Nummer 5: Esther schimpft mit Sattouf, weil er ihre Sprache runterdimmt. Ihr geht was „auf den Sack“ oder „auf die Nüsse“, aber er drückt sich oft drum herum. Das findet Julia lustig, aber schlimmer als „blöd“ findet sie meist nichts. Und die Jungs? Die sagen oft Seltsames. Grade die Mittelpunktjungs, die den meisten Quatsch machen. Deren Lieblingswort derzeit: „Babybällchen“. Wer als Nicht-Mittelpunktjunge ankommen will, muss auch gelegentlich „Babybällchen“ sagen. Und Julia hat keine Ahnung, was es heißt. Das sagen die Jungs aber nur untereinander, zu Mädchen sagen sie es nicht. Rätsel über Rätsel.
Das Hurenrätsel
Nummer 6: Was ist eine Hure? Das sagen blöde Jungs manchmal zu Esther, zu Julia und ihren Freundinnen sagt das offenbar niemand. Dabei wohnt Julia weder auf dem Land noch im begütert-behüteten München-Grünwald. Julia kennt nur „Prostituierte“ (vom kürzlichen Gefahren-Workshop, s.o.). Offenbar ist München stellenweise weniger krass als Paris. Oder nur in Julias sehr ordentlicher Schule?

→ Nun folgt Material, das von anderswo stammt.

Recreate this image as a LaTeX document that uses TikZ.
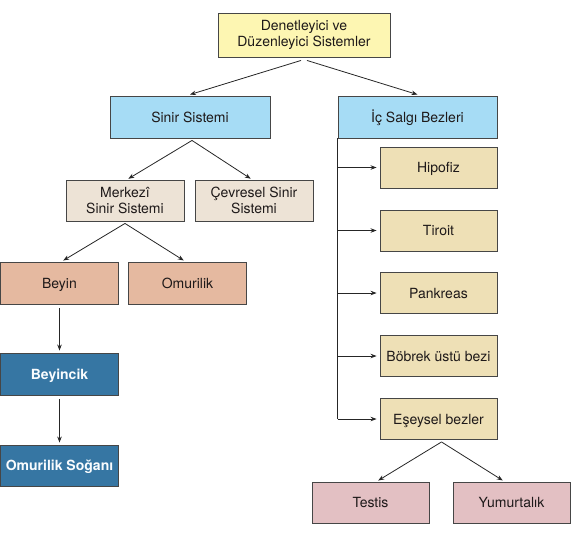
\documentclass[tikz,border=0pt]{standalone}
\usepackage{fontspec}
\setmainfont{TeX Gyre Heros}
\usetikzlibrary{arrows.meta}
\definecolor{cTop}{RGB}{253,246,178}
\definecolor{cBlue}{RGB}{166,220,245}
\definecolor{cBeige}{RGB}{237,227,214}
\definecolor{cSalmon}{RGB}{229,185,160}
\definecolor{cDark}{RGB}{54,118,163}
\definecolor{cTan}{RGB}{238,224,182}
\definecolor{cPink}{RGB}{227,192,195}
\definecolor{cLine}{RGB}{70,70,70}
\definecolor{cText}{RGB}{30,25,25}
\tikzset{
  box/.style={draw=cLine, line width=0.9pt, rectangle, inner sep=0pt, align=center,
    font=\fontsize{14}{16.5}\selectfont, text=cText, minimum width=118pt, minimum height=41pt},
  oneline/.style={text height=10pt, text depth=0pt},
  arr/.style={-{Stealth[length=6pt,width=4.5pt]}, line width=0.8pt, draw=black!85},
  trunk/.style={line width=0.8pt, draw=black!85}
}
\begin{document}
\begin{tikzpicture}[x=1pt,y=-1pt]
\useasboundingbox (0,0) rectangle (580,539);
\node[box, fill=cTop, minimum width=172pt, minimum height=44pt] (top) at (304,35) {Denetleyici ve\\Düzenleyici Sistemler};
\node[box, oneline, fill=cBlue, minimum width=160pt, minimum height=42pt] (sinir) at (190,117) {Sinir Sistemi};
\node[box, oneline, fill=cBlue, minimum width=159pt, minimum height=42pt] (ic) at (417.5,117) {İç Salgı Bezleri};
\node[box, fill=cBeige] (merk) at (125,200.5) {Merkezî\\Sinir Sistemi};
\node[box, fill=cBeige] (cevre) at (254,200.5) {Çevresel Sinir\\Sistemi};
\node[box, oneline, fill=cSalmon, minimum height=42pt] (beyin) at (59.5,283) {Beyin};
\node[box, oneline, fill=cSalmon, minimum height=42pt] (omur) at (187.5,283) {Omurilik};
\node[box, oneline, fill=cDark, text=white!93!cBlue, minimum height=42pt] (beyincik) at (59.5,374) {\bfseries Beyincik};
\node[box, oneline, fill=cDark, text=white!93!cBlue] (sogan) at (59.5,465.5) {\bfseries Omurilik Soğanı};
\node[box, oneline, fill=cTan, minimum width=117pt] (hip) at (438.5,167.5) {Hipofiz};
\node[box, oneline, fill=cTan, minimum width=117pt] (tir) at (438.5,230.5) {Tiroit};
\node[box, oneline, fill=cTan, minimum width=117pt] (pank) at (438.5,293) {Pankreas};
\node[box, oneline, fill=cTan, minimum width=117pt] (bob) at (438.5,356) {Böbrek üstü bezi};
\node[box, oneline, fill=cTan, minimum width=117pt] (es) at (438.5,419) {Eşeysel bezler};
\node[box, oneline, fill=cPink, minimum width=117pt] (testis) at (370.5,502.5) {Testis};
\node[box, oneline, fill=cPink, minimum width=117pt] (yum) at (511.5,502.5) {Yumurtalık};
% top level
\draw[arr] ([xshift=-3pt,yshift=-3pt]top.south) -- ([yshift=1pt]sinir.north);
\draw[arr] ([xshift=3pt,yshift=-3pt]top.south) -- ([yshift=1pt]ic.north);
% sinir
\draw[arr, shorten >=1.5pt] ([xshift=2pt,yshift=-2pt]sinir.south) -- ([xshift=2pt]merk.north);
\draw[arr, shorten >=1.5pt] ([xshift=2pt,yshift=-2pt]sinir.south) -- ([xshift=-2pt]cevre.north);
% merkezi
\draw[arr, shorten >=2pt] ([yshift=-2pt]merk.south) -- ([xshift=2pt]beyin.north);
\draw[arr, shorten >=2pt] ([yshift=-2pt]merk.south) -- ([xshift=-2pt]omur.north);
% beyin chain
\draw[arr, shorten >=2pt] ([yshift=-4pt]beyin.south) -- (beyincik.north);
\draw[arr, shorten >=2pt] ([yshift=-4pt]beyincik.south) -- (sogan.north);
% ic salgi
\coordinate (tb) at (ic.south west);
\draw[trunk] (tb) -- (tb |- es.west);
\draw[arr, shorten >=3pt] (tb |- hip.west) -- (hip.west);
\draw[arr, shorten >=3pt] (tb |- tir.west) -- (tir.west);
\draw[arr, shorten >=3pt] (tb |- pank.west) -- (pank.west);
\draw[arr, shorten >=3pt] (tb |- bob.west) -- (bob.west);
\draw[arr, shorten >=3pt] (tb |- es.west) -- (es.west);
% esey
\draw[arr, shorten >=2pt] ([xshift=3pt,yshift=-2pt]es.south) -- ([xshift=6pt]testis.north);
\draw[arr, shorten >=2pt] ([xshift=3pt,yshift=-2pt]es.south) -- ([xshift=-7pt]yum.north);
\end{tikzpicture}
\end{document}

Nummer 7: Die Küsserei. Esther wird gern geküsst, Julia nicht so. Von Mama geht, aber sonst: Lieber umarmen. Es gibt da eine Freundin in der Schule, die küsst sehr großzügig. Heute schon dreimal! Wieviel wäre zuviel? Zehnmal, definitiv. Fünfmal ginge grade noch. Küssen findet Julia nur in einem Fall gut: Wenn sie damit ihren Bruder ärgern will.
Halb verstanden, halb geahnt
Fazit 1: Esthers Welt findet statt, auch bei uns, obwohl Julia an manchem noch nicht interessiert ist – die Kurse der Schule zeigen es, und die Texte von Shirin David und Taylor Swift auch. Da wird manches mitgesungen, halbverstanden, geahnt und/oder vermutet. Und das selbst ohne Smartphone.

Fazit 2: Der neue Band zeigt, dass es schon seinen Grund hat, weshalb Sattouf die Serie nur bis zum Alter von 18 fortsetzen will. Tatsächlich verliert Esthers Blickwinkel schleichend an Reiz, je näher er dem der Erwachsenen kommt. Auch wenn verschiedene Momente extrem direkt treffen: Esther aus eine ordentlich-kleinbürgerlichen Familie gilt beim Workshop für Kinderbetreuung als „Bonzin“. Im Probecamp verheddert sie sich in einer Missbrauchsdebatte, als sich ein Elfjähriger in sie verguckt. Ihr fällt auf, dass ihre Eltern altern, und dass sie selbst in der Schule andere mitgemobbt hat. Dennoch: Die Momente werden weniger, denn Esther ist schon ziemlich nahe am erwachsenen Blick.